33 de visitante

La edad de cristo no es fácil. Tampoco creo que será mi cruz. No vi la muerte en el ojo de una bruja pero no la veo a dos cuadras a la redonda. No la veo desde este balcón que da a calle 63: un portón del Instituto de Menores donde bajan pibes encapuchados con las manos esposadas y escoltados por algún guardia de civil que conduce una camioneta Ford. No, no la veo. Pero si puedo hablar de la muerte como una energía que pendula incluso en cualquier situación viva: en el vaso de agua que burbujea al lado de la cama o en esta pared húmeda detrás del placard o en las flores marchitas del masetero o en la depresión del vecino con las persianas bajas.
Creo que hablar de ella también es nutrirse de su carga energética, casi como usar el gas metano de la mierda de la vaca. Porque sino aparece la electricidad de lo oculto. El lado caníbal de la sombra. La amenaza del instinto pero en nuestro perjuicio. El guerrero habla de la muerte, sabe que un día finalmente va a morir y es mejor estar atento que dormido.
Yo, a los 33 los encaro con un vaso de soda con limón y una chuleta. No sé si encuentro otra combinación más fiel de la felicidad.

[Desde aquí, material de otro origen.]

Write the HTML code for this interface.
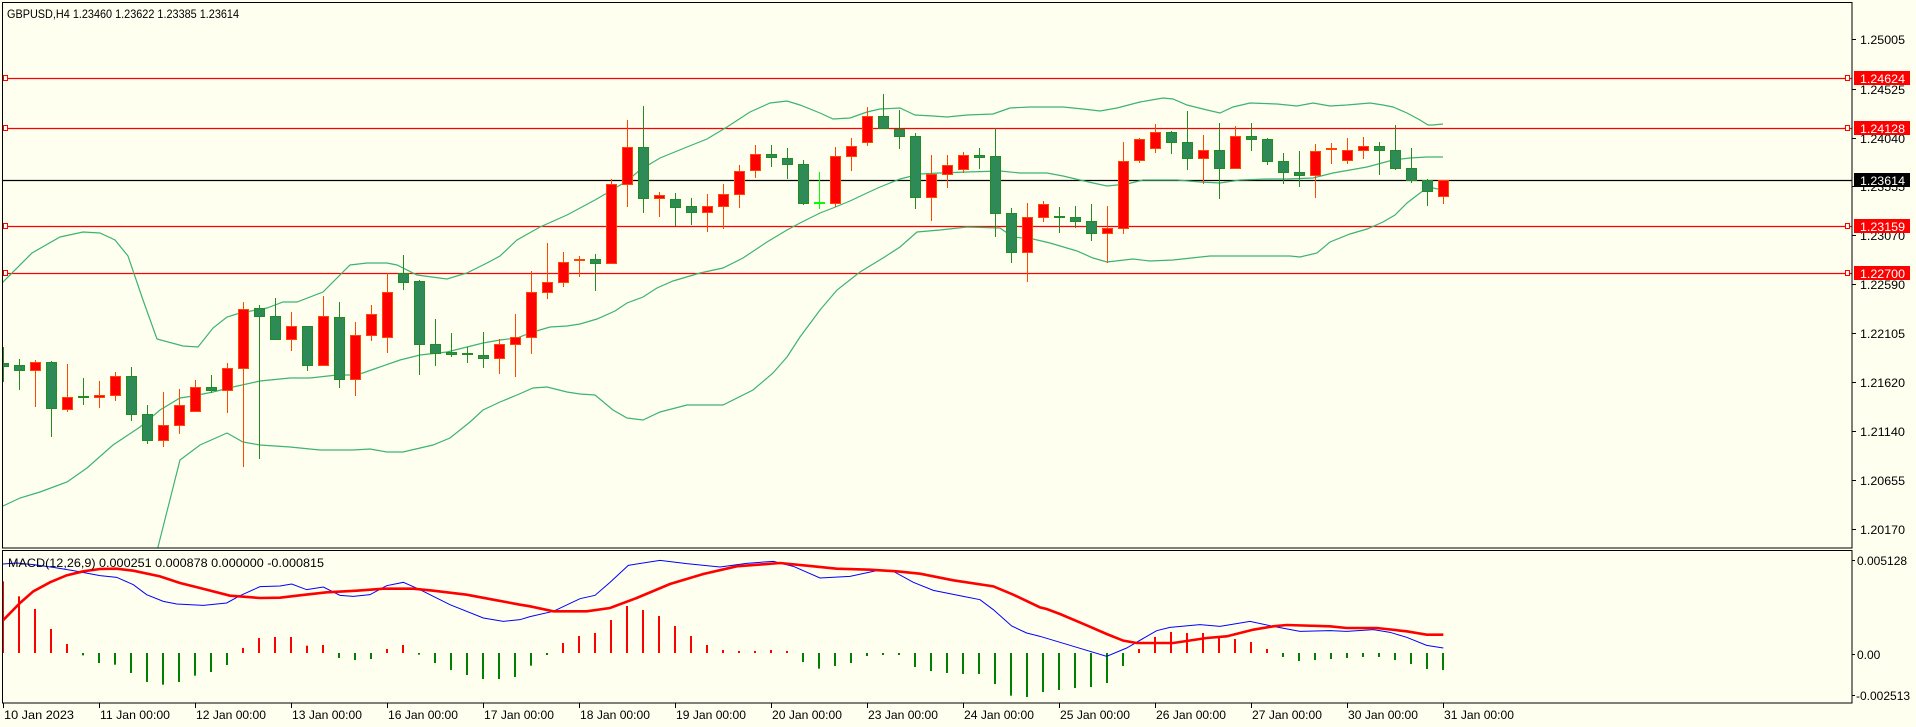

Pienso en los ápices: las polaroids de los instantes que nos roban las sonrisas o los mimos para adentro.
Pienso que el sistema es una gran cárcel de estandarización masiva: una cárcel dentro de otra cárcel. Cubos y cubos o cajas y cajas en un mundo al cuadrado en el que aprendemos a ser libres, o casi, dentro de una baldoza floja mientras nos olvidamos del círculo del universo. Pero nadie reniega casi, veo a muchos en una cinta mecánica hacia la inmolación de producción-consumo sin chistar. Veo a muchos caer en la tentación del tener mientras el mundo es cada vez más abismal. Aún vive Darwin en el siglo XXI.
Sin embargo, desde los 33, de pie y de visitante, veo que debemos hacer una pausa y enganchar para adentro al mejor estilo Garrafa Sánchez. Cambiar el ritmo hacia el pulso natural de uno mismo. Nuestro propio beat colectivo: una comunidad de viajeros de la vida en un rincón tranquilo. Fundar pueblos nuevos sin nombres de generales ni estatuas conservadoras. Volver a lo natural: al lado del mar, traslasierra, en la quebrada o monte adentro.
Tener agua de bomba, energía solar, relojes derretidos, escuelas sustentables y nuevos nombres a las estrellas.
Hacer poesía y ropa de lana, cantar coplas mientras cortamos el pasto y fabricar puentes con el vecino. Creo, a los 33, que algo tenemos que aprender. No todos, tal vez algunos cuantos a los que jamás nos entrará el uniforme de los que hacen fila india en la normalización de la especie.